((

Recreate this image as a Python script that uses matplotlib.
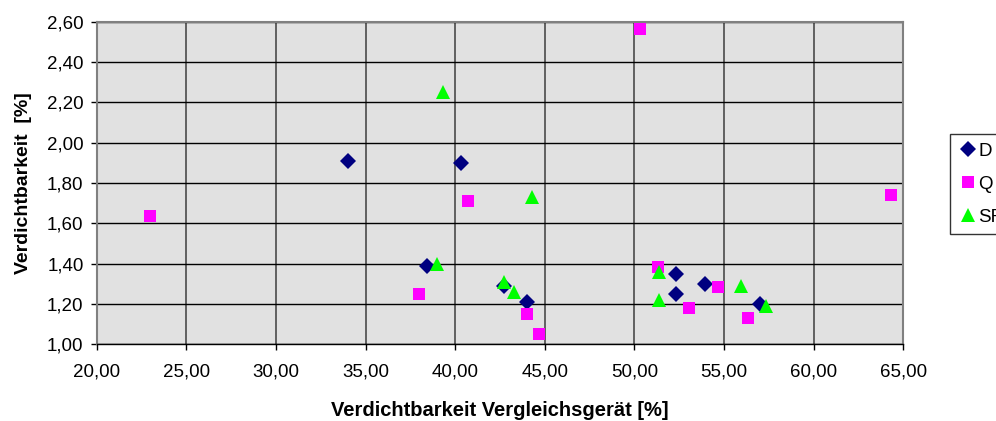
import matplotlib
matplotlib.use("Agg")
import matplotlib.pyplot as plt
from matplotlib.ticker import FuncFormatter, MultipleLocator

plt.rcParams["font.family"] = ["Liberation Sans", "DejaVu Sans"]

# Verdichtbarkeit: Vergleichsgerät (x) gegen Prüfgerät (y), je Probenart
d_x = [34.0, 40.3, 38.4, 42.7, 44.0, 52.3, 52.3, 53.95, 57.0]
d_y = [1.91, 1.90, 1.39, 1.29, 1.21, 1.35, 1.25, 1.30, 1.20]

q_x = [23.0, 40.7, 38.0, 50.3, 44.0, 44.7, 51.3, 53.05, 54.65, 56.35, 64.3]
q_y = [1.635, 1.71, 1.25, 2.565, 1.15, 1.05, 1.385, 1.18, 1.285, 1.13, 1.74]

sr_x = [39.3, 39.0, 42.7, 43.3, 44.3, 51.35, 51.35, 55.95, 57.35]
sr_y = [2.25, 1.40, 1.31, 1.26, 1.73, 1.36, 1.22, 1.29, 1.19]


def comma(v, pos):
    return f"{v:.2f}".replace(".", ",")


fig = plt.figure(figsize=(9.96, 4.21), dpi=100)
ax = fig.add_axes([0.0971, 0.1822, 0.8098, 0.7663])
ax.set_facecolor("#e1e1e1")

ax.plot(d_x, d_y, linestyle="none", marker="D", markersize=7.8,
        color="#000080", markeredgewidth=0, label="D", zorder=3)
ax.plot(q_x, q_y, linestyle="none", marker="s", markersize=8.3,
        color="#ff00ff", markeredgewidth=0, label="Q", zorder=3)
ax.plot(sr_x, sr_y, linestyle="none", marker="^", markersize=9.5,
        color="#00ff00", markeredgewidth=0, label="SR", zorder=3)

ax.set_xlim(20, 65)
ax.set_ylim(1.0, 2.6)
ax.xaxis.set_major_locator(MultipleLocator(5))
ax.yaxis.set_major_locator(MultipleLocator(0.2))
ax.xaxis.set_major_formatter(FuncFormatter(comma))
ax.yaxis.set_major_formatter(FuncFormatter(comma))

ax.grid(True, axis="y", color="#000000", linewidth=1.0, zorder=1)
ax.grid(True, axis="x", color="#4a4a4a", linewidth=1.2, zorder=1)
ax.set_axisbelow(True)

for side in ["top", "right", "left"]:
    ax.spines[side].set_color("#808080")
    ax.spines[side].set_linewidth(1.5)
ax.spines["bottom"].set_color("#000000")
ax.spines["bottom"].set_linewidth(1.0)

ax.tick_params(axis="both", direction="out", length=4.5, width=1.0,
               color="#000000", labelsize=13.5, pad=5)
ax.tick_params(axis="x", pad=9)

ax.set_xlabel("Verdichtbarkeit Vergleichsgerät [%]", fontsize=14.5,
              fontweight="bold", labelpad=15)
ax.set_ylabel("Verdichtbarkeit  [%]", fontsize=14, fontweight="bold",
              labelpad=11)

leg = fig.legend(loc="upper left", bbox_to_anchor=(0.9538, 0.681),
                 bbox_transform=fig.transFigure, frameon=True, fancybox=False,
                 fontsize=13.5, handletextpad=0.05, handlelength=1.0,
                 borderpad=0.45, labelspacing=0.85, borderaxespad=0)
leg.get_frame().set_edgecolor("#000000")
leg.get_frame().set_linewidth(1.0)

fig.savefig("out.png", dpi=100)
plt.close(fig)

))
((

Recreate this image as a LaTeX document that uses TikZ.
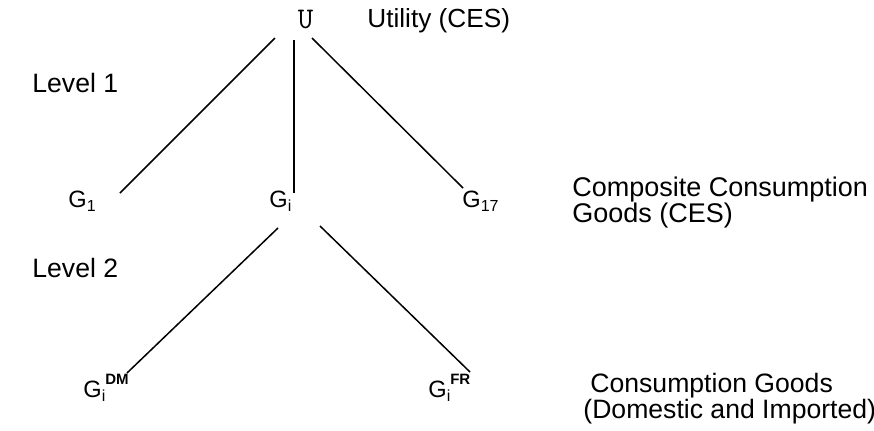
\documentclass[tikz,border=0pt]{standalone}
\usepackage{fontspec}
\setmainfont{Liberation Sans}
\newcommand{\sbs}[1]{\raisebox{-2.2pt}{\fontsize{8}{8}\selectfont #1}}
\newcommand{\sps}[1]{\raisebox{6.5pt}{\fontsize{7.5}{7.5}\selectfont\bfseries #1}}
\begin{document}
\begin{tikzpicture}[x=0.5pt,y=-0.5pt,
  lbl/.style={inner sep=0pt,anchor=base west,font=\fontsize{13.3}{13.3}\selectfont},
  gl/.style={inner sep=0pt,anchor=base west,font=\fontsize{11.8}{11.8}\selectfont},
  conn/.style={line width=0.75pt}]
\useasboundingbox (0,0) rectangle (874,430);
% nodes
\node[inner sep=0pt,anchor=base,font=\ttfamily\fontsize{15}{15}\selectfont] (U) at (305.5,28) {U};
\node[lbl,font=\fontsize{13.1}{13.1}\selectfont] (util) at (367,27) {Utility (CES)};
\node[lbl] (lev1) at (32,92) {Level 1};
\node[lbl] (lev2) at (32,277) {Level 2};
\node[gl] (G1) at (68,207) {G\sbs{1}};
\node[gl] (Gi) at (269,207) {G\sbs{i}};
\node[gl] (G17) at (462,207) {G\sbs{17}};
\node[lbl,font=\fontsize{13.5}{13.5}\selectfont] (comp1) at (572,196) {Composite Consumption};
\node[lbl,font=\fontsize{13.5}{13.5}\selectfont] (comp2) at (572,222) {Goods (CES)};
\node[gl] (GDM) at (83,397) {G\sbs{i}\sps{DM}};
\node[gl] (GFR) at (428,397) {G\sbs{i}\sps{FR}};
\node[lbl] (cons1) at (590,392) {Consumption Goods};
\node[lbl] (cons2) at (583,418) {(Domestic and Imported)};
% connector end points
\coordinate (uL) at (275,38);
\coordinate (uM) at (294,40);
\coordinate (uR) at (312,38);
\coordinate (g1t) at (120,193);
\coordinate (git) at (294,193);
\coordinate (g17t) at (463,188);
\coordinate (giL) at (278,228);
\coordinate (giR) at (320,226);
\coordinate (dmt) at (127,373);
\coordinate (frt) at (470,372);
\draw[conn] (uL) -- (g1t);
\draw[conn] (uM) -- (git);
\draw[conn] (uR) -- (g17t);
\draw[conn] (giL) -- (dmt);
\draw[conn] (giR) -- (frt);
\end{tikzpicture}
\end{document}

))
((

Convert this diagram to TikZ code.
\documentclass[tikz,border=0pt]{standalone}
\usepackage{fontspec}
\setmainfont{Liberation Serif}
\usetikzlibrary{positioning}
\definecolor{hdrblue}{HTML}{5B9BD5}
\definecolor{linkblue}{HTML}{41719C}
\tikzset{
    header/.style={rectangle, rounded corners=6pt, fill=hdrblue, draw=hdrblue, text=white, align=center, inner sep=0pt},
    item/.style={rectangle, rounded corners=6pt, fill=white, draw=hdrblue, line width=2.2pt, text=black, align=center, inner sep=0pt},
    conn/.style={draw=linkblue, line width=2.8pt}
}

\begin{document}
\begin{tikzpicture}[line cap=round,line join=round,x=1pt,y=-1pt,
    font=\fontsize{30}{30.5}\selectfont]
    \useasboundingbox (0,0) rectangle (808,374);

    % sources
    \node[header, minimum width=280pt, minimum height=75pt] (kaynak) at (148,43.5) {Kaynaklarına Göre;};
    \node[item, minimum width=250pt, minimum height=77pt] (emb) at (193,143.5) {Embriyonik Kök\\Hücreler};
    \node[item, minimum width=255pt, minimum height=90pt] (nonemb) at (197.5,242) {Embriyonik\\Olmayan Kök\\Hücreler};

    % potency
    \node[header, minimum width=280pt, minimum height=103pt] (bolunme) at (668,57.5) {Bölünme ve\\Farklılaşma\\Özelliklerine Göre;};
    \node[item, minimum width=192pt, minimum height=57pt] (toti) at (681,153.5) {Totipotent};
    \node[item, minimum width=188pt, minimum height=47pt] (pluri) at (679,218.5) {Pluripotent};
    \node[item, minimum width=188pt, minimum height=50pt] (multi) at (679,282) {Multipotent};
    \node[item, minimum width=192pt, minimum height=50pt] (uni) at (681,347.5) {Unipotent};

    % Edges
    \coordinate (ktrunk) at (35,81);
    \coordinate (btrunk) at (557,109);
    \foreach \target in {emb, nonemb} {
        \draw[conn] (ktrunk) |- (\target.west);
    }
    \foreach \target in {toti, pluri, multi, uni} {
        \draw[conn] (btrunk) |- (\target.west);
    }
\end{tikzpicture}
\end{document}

))

Write down every line of the data above that includes the string "matplotlib".

**Completed task**
Recreate this image as a Python script that uses matplotlib.
import matplotlib
matplotlib.use("Agg")
import matplotlib.pyplot as plt
from matplotlib.ticker import FuncFormatter, MultipleLocator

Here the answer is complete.